DO THIS => Skip the pictures and repeat each line of the data exactly.

DATA SHOWN =>
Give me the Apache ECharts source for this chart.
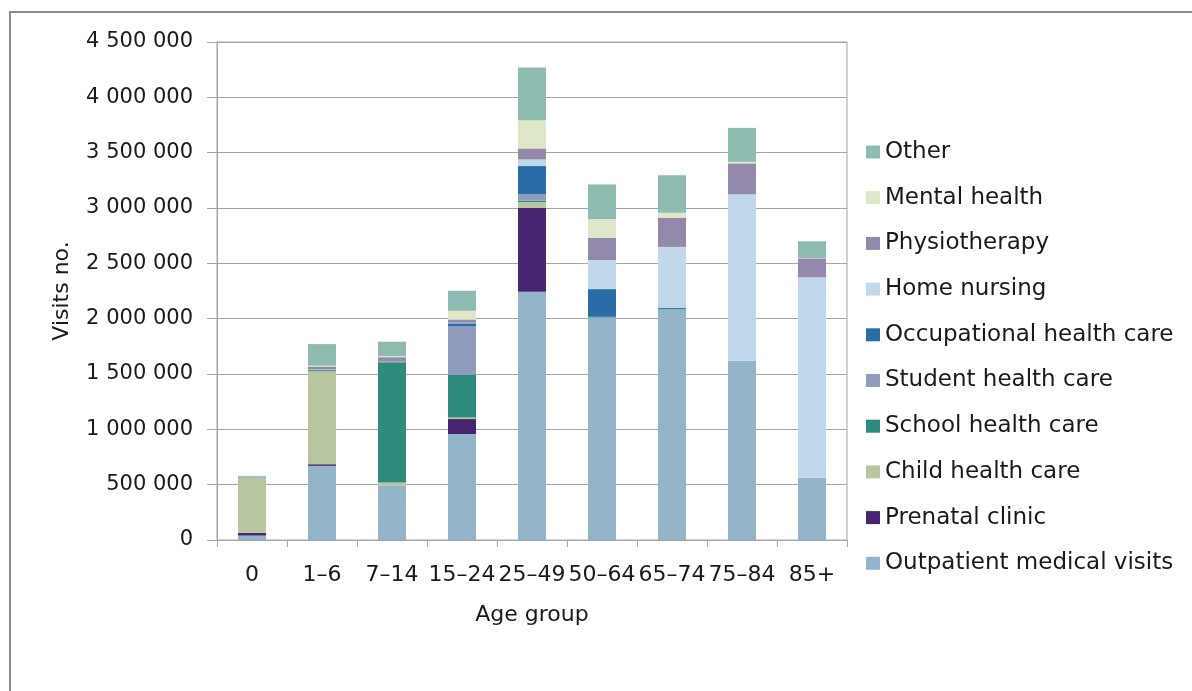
<!DOCTYPE html>
<html>
<head>
<meta charset="utf-8">
<script src="https://cdn.jsdelivr.net/npm/echarts@6/dist/echarts.min.js"></script>
<style>
html,body{margin:0;padding:0;background:#fff;}
#chart{width:1192px;height:691px;}
</style>
</head>
<body>
<div id="chart"></div>
<script>
const categories = ['0', '1–6', '7–14', '15–24', '25–49', '50–64', '65–74', '75–84', '85+'];
const outpatient   = [40000, 670000, 495000, 958000, 2244000, 2010000, 2087000, 1620000, 563000];
const prenatal     = [25000, 15000, 0, 135000, 756000, 0, 0, 0, 0];
const childHealth  = [495000, 840000, 25000, 15000, 54000, 0, 0, 0, 0];
const schoolHealth = [3000, 10000, 1087000, 382000, 12000, 7000, 10000, 0, 0];
const studentHealth = [5000, 5000, 5000, 443000, 57000, 0, 0, 0, 0];
const occupational = [0, 0, 0, 25000, 256000, 250000, 0, 0, 0];
const homeNursing  = [0, 2000, 0, 5000, 60000, 262000, 551000, 1503000, 1810000];
const physio       = [2000, 25000, 40000, 30000, 99000, 202000, 265000, 280000, 172000];
const mentalHealth = [2000, 8000, 10000, 78000, 256000, 169000, 45000, 14000, 3000];
const other        = [8000, 195000, 130000, 181000, 476000, 313000, 337000, 307000, 151000];

const seriesDefs = [
  ['Outpatient medical visits', outpatient, '#94b4c9'],
  ['Prenatal clinic', prenatal, '#46246e'],
  ['Child health care', childHealth, '#b7c6a0'],
  ['School health care', schoolHealth, '#2e8a7b'],
  ['Student health care', studentHealth, '#919bbd'],
  ['Occupational health care', occupational, '#2a6ca6'],
  ['Home nursing', homeNursing, '#c0d9ea'],
  ['Physiotherapy', physio, '#9489aa'],
  ['Mental health', mentalHealth, '#dde8c9'],
  ['Other', other, '#8dbbb1']
];

const FONT = 'DejaVu Sans';
const chart = echarts.init(document.getElementById('chart'), null, {renderer: 'canvas'});
const fmt = v => String(v).replace(/\B(?=(\d{3})+(?!\d))/g, ' ');

chart.setOption({
  animation: false,
  backgroundColor: '#fff',
  textStyle: {fontFamily: FONT},
  graphic: [{
    type: 'rect',
    shape: {x: 10, y: 12, width: 1200, height: 700},
    style: {fill: 'none', stroke: '#8c8c8c', lineWidth: 2},
    silent: true
  }],
  grid: {
    left: 217, right: 345, top: 42, bottom: 151,
    show: true, borderColor: '#a6a6a6', borderWidth: 1,
    containLabel: false
  },
  legend: {
    orient: 'vertical',
    left: 861, top: 135,
    itemWidth: 14, itemHeight: 13,
    itemGap: 21.7,
    icon: 'rect',
    data: seriesDefs.map(d => d[0]).reverse(),
    textStyle: {fontFamily: FONT, fontSize: 23, color: '#1a1a1a', lineHeight: 24}
  },
  xAxis: {
    type: 'category',
    data: categories,
    name: 'Age group',
    nameLocation: 'middle',
    nameGap: 64,
    nameTextStyle: {fontFamily: FONT, fontSize: 22, color: '#1a1a1a'},
    axisLine: {lineStyle: {color: '#a6a6a6', width: 1}},
    axisTick: {show: true, alignWithLabel: false, length: 7, lineStyle: {color: '#a6a6a6'}},
    axisLabel: {fontFamily: FONT, fontSize: 22, color: '#1a1a1a', margin: 24, interval: 0}
  },
  yAxis: {
    type: 'value',
    min: 0, max: 4500000, interval: 500000,
    name: 'Visits no.',
    nameLocation: 'middle',
    nameGap: 144,
    nameRotate: 90,
    nameTextStyle: {fontFamily: FONT, fontSize: 22, color: '#1a1a1a'},
    axisLine: {show: true, lineStyle: {color: '#a6a6a6', width: 1}},
    axisTick: {show: true, length: 10, lineStyle: {color: '#a6a6a6'}},
    axisLabel: {fontFamily: FONT, fontSize: 21, color: '#1a1a1a', margin: 24, formatter: fmt},
    splitLine: {lineStyle: {color: '#a6a6a6', width: 1}}
  },
  series: seriesDefs.map(d => ({
    name: d[0],
    type: 'bar',
    stack: 'total',
    data: d[1],
    barWidth: '40%',
    itemStyle: {color: d[2]}
  }))
});
</script>
</body>
</html>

FINAL RESULT =>
Give me the Apache ECharts source for this chart.
<!DOCTYPE html>
<html>
<head>
<meta charset="utf-8">
<script src="https://cdn.jsdelivr.net/npm/echarts@6/dist/echarts.min.js"></script>
<style>
html,body{margin:0;padding:0;background:#fff;}
#chart{width:1192px;height:691px;}
</style>
</head>
<body>
<div id="chart"></div>
<script>
const categories = ['0', '1–6', '7–14', '15–24', '25–49', '50–64', '65–74', '75–84', '85+'];
const outpatient   = [40000, 670000, 495000, 958000, 2244000, 2010000, 2087000, 1620000, 563000];
const prenatal     = [25000, 15000, 0, 135000, 756000, 0, 0, 0, 0];
const childHealth  = [495000, 840000, 25000, 15000, 54000, 0, 0, 0, 0];
const schoolHealth = [3000, 10000, 1087000, 382000, 12000, 7000, 10000, 0, 0];
const studentHealth = [5000, 5000, 5000, 443000, 57000, 0, 0, 0, 0];
const occupational = [0, 0, 0, 25000, 256000, 250000, 0, 0, 0];
const homeNursing  = [0, 2000, 0, 5000, 60000, 262000, 551000, 1503000, 1810000];
const physio       = [2000, 25000, 40000, 30000, 99000, 202000, 265000, 280000, 172000];
const mentalHealth = [2000, 8000, 10000, 78000, 256000, 169000, 45000, 14000, 3000];
const other        = [8000, 195000, 130000, 181000, 476000, 313000, 337000, 307000, 151000];

const seriesDefs = [
  ['Outpatient medical visits', outpatient, '#94b4c9'],
  ['Prenatal clinic', prenatal, '#46246e'],
  ['Child health care', childHealth, '#b7c6a0'],
  ['School health care', schoolHealth, '#2e8a7b'],
  ['Student health care', studentHealth, '#919bbd'],
  ['Occupational health care', occupational, '#2a6ca6'],
  ['Home nursing', homeNursing, '#c0d9ea'],
  ['Physiotherapy', physio, '#9489aa'],
  ['Mental health', mentalHealth, '#dde8c9'],
  ['Other', other, '#8dbbb1']
];

const FONT = 'DejaVu Sans';
const chart = echarts.init(document.getElementById('chart'), null, {renderer: 'canvas'});
const fmt = v => String(v).replace(/\B(?=(\d{3})+(?!\d))/g, ' ');

chart.setOption({
  animation: false,
  backgroundColor: '#fff',
  textStyle: {fontFamily: FONT},
  graphic: [{
    type: 'rect',
    shape: {x: 10, y: 12, width: 1200, height: 700},
    style: {fill: 'none', stroke: '#8c8c8c', lineWidth: 2},
    silent: true
  }],
  grid: {
    left: 217, right: 345, top: 42, bottom: 151,
    show: true, borderColor: '#a6a6a6', borderWidth: 1,
    containLabel: false
  },
  legend: {
    orient: 'vertical',
    left: 861, top: 135,
    itemWidth: 14, itemHeight: 13,
    itemGap: 21.7,
    icon: 'rect',
    data: seriesDefs.map(d => d[0]).reverse(),
    textStyle: {fontFamily: FONT, fontSize: 23, color: '#1a1a1a', lineHeight: 24}
  },
  xAxis: {
    type: 'category',
    data: categories,
    name: 'Age group',
    nameLocation: 'middle',
    nameGap: 64,
    nameTextStyle: {fontFamily: FONT, fontSize: 22, color: '#1a1a1a'},
    axisLine: {lineStyle: {color: '#a6a6a6', width: 1}},
    axisTick: {show: true, alignWithLabel: false, length: 7, lineStyle: {color: '#a6a6a6'}},
    axisLabel: {fontFamily: FONT, fontSize: 22, color: '#1a1a1a', margin: 24, interval: 0}
  },
  yAxis: {
    type: 'value',
    min: 0, max: 4500000, interval: 500000,
    name: 'Visits no.',
    nameLocation: 'middle',
    nameGap: 144,
    nameRotate: 90,
    nameTextStyle: {fontFamily: FONT, fontSize: 22, color: '#1a1a1a'},
    axisLine: {show: true, lineStyle: {color: '#a6a6a6', width: 1}},
    axisTick: {show: true, length: 10, lineStyle: {color: '#a6a6a6'}},
    axisLabel: {fontFamily: FONT, fontSize: 21, color: '#1a1a1a', margin: 24, formatter: fmt},
    splitLine: {lineStyle: {color: '#a6a6a6', width: 1}}
  },
  series: seriesDefs.map(d => ({
    name: d[0],
    type: 'bar',
    stack: 'total',
    data: d[1],
    barWidth: '40%',
    itemStyle: {color: d[2]}
  }))
});
</script>
</body>
</html>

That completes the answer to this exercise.